Tre giorni (e notti) per celebrare i 100 anni di don Oreste Benzi attraverso numerosi appuntamenti di preghiera, testimonianza, musica, sport e festa. È quanto organizzato a Rimini da Fondazione Don Oreste Benzi, dal Comune e dalla Diocesi di Rimini per ricordare lo sguardo rivoluzionario del sacerdote, che anche oggi genera una tensione innovatrice. Ieri sulla spiaggia libera il cardinale Matteo Zuppi ha celebrato la “Messa sul Mare”, seguita fino a notte da eventi musicali e dalla voce dei “Testimoni di speranza”, giovani che oggi vivono la costruzione di un mondo più giusto sulle orme di don Oreste. Oggi, 6 settembre, in vari luoghi della città la mattina è dedicata a incontri sulla “Società del gratuito”, una delle intuizioni di don Oreste. Dalle 14.45 alle 17.30 al Teatro Galli l’evento clou del centenario, dal titolo “Come se tu fossi qui – don Oreste ha 100 anni ma non li dimostra”, kermesse di racconti e approfondimenti per mostrare quanto il pensiero di don Benzi sia ancora tra di noi. Alle 18 all’Arena Francesca da Rimini la Messa all’aperto presieduta dal vescovo di San Marino-Montefeltro Domenico Beneventi.
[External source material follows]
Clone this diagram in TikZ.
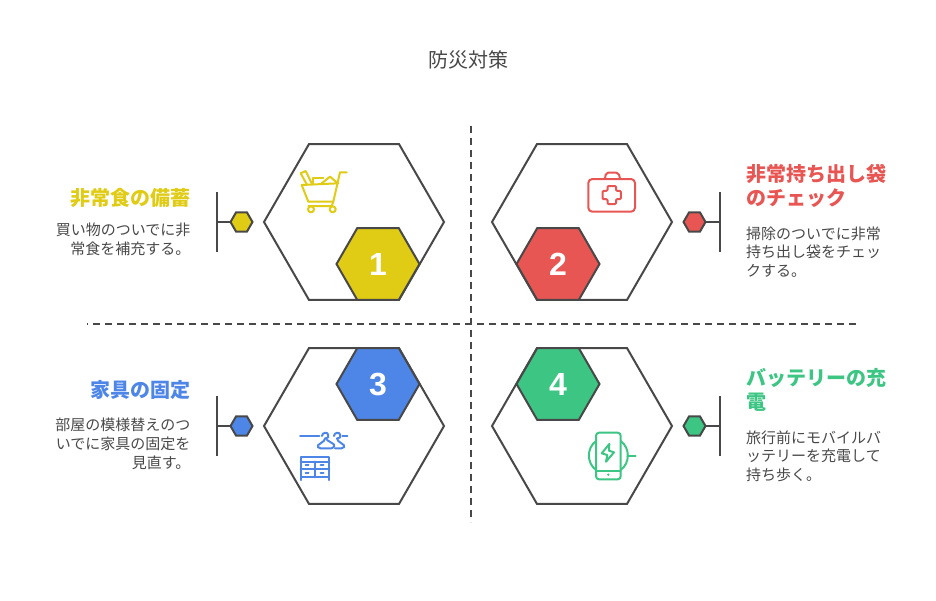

Alle 21.15 il concerto alla Corte degli Agostiniani, con canti raccolti dall’esperienza missionaria della Papa Giovanni XXIII nel mondo. Domani, domenica 7 settembre, giorno natale di don Oreste, dalle 9,15 Festa per le famiglie ai Giardini della curia, mentre alle 9.30 in Sala Manzoni la postulatrice della causa di beatificazione, Elisabetta Casadei, presenta il suo libro La mistica della tonaca lisa, con il vescovo di Rimini Nicolò Anselmi, il vescovo emerito Francesco Lambiasi, i giornalisti Lucia Bellaspiga e Valerio Lessi, il responsabile di casa-famiglia Luca Russo. Alle 11 in Duomo la Messa presieduta dal vescovo Anselmi. Oltre a tutto ciò, gare sportive, mostre, attività: la mappa del programma completo su www.fondazionedonorestebenzi.org.